■ **Aim of the exercise**
Pictures stay out. Extract the lines below from the first one through the line with "return 1 - py / H", both included.

━━ Listing ━━

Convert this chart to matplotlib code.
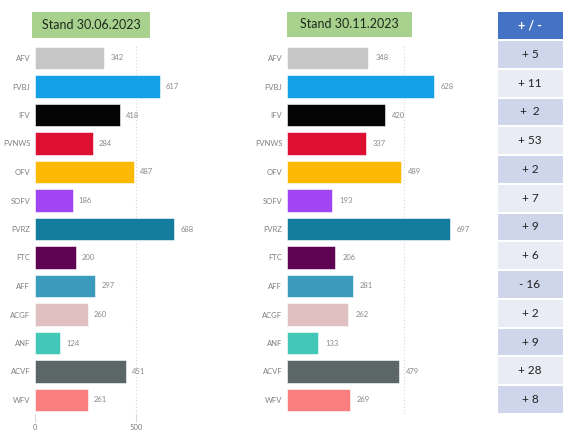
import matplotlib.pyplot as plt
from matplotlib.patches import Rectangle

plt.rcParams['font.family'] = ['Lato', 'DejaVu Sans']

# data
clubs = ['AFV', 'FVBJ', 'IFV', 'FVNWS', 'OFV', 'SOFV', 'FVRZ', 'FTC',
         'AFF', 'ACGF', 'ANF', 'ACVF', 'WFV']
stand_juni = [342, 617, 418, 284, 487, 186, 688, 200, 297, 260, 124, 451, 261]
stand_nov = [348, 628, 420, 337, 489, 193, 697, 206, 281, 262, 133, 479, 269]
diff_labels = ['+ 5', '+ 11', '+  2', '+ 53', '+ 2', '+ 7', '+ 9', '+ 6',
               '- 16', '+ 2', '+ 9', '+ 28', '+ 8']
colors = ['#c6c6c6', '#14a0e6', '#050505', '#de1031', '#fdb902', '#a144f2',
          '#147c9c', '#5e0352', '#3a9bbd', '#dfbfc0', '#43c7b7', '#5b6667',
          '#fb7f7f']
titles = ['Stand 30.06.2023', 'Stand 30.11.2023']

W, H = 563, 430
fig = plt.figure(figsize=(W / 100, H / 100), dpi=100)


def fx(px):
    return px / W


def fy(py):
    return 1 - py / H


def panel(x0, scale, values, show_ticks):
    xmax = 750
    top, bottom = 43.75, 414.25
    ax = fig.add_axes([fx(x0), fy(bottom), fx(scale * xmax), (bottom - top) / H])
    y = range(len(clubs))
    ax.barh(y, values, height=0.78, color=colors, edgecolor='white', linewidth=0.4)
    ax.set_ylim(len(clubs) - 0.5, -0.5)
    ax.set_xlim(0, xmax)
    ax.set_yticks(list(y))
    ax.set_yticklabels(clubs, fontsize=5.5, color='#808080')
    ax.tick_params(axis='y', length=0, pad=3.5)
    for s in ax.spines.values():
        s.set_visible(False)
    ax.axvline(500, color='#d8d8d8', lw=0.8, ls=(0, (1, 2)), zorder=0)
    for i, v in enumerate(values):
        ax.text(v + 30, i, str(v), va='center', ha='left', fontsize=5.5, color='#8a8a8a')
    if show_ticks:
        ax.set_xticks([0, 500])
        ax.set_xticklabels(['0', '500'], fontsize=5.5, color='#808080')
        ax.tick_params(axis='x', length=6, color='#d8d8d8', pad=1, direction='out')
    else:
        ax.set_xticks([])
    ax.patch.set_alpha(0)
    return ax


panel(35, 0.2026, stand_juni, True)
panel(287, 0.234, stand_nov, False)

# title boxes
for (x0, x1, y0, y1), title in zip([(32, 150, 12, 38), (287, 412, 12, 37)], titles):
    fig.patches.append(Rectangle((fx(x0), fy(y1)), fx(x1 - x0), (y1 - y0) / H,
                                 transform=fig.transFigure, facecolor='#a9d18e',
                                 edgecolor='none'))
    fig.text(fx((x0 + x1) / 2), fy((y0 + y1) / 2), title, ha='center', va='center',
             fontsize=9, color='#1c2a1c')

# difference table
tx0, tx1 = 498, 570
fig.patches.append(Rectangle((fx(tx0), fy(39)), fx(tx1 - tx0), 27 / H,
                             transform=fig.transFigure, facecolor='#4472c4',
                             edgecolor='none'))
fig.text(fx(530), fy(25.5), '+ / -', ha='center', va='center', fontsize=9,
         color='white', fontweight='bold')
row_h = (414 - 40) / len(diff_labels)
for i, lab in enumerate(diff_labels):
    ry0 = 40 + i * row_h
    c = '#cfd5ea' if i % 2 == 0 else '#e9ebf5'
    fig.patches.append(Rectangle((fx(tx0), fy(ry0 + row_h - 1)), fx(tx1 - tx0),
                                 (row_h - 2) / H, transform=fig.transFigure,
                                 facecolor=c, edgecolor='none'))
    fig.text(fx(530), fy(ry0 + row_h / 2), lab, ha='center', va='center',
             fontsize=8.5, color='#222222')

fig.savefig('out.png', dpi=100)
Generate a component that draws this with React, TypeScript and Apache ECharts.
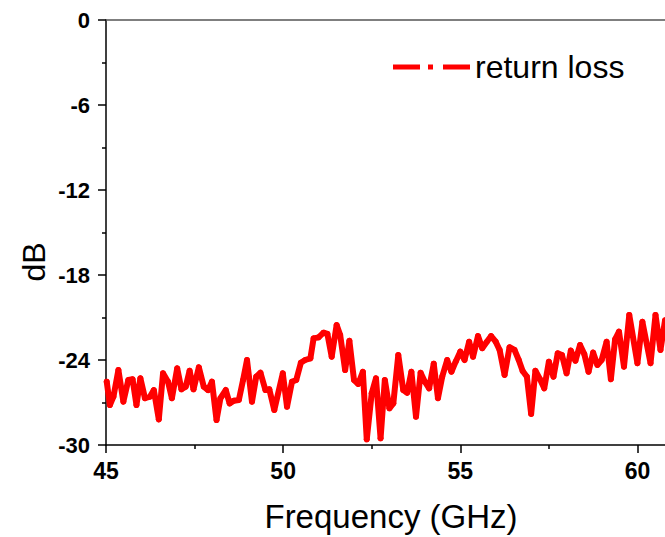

━━━

■ **Written reply**
Convert this chart to matplotlib code.
import matplotlib.pyplot as plt
from matplotlib.patches import Rectangle

plt.rcParams['font.family'] = ['Lato', 'DejaVu Sans']

# data
clubs = ['AFV', 'FVBJ', 'IFV', 'FVNWS', 'OFV', 'SOFV', 'FVRZ', 'FTC',
         'AFF', 'ACGF', 'ANF', 'ACVF', 'WFV']
stand_juni = [342, 617, 418, 284, 487, 186, 688, 200, 297, 260, 124, 451, 261]
stand_nov = [348, 628, 420, 337, 489, 193, 697, 206, 281, 262, 133, 479, 269]
diff_labels = ['+ 5', '+ 11', '+  2', '+ 53', '+ 2', '+ 7', '+ 9', '+ 6',
               '- 16', '+ 2', '+ 9', '+ 28', '+ 8']
colors = ['#c6c6c6', '#14a0e6', '#050505', '#de1031', '#fdb902', '#a144f2',
          '#147c9c', '#5e0352', '#3a9bbd', '#dfbfc0', '#43c7b7', '#5b6667',
          '#fb7f7f']
titles = ['Stand 30.06.2023', 'Stand 30.11.2023']

W, H = 563, 430
fig = plt.figure(figsize=(W / 100, H / 100), dpi=100)


def fx(px):
    return px / W


def fy(py):
    return 1 - py / H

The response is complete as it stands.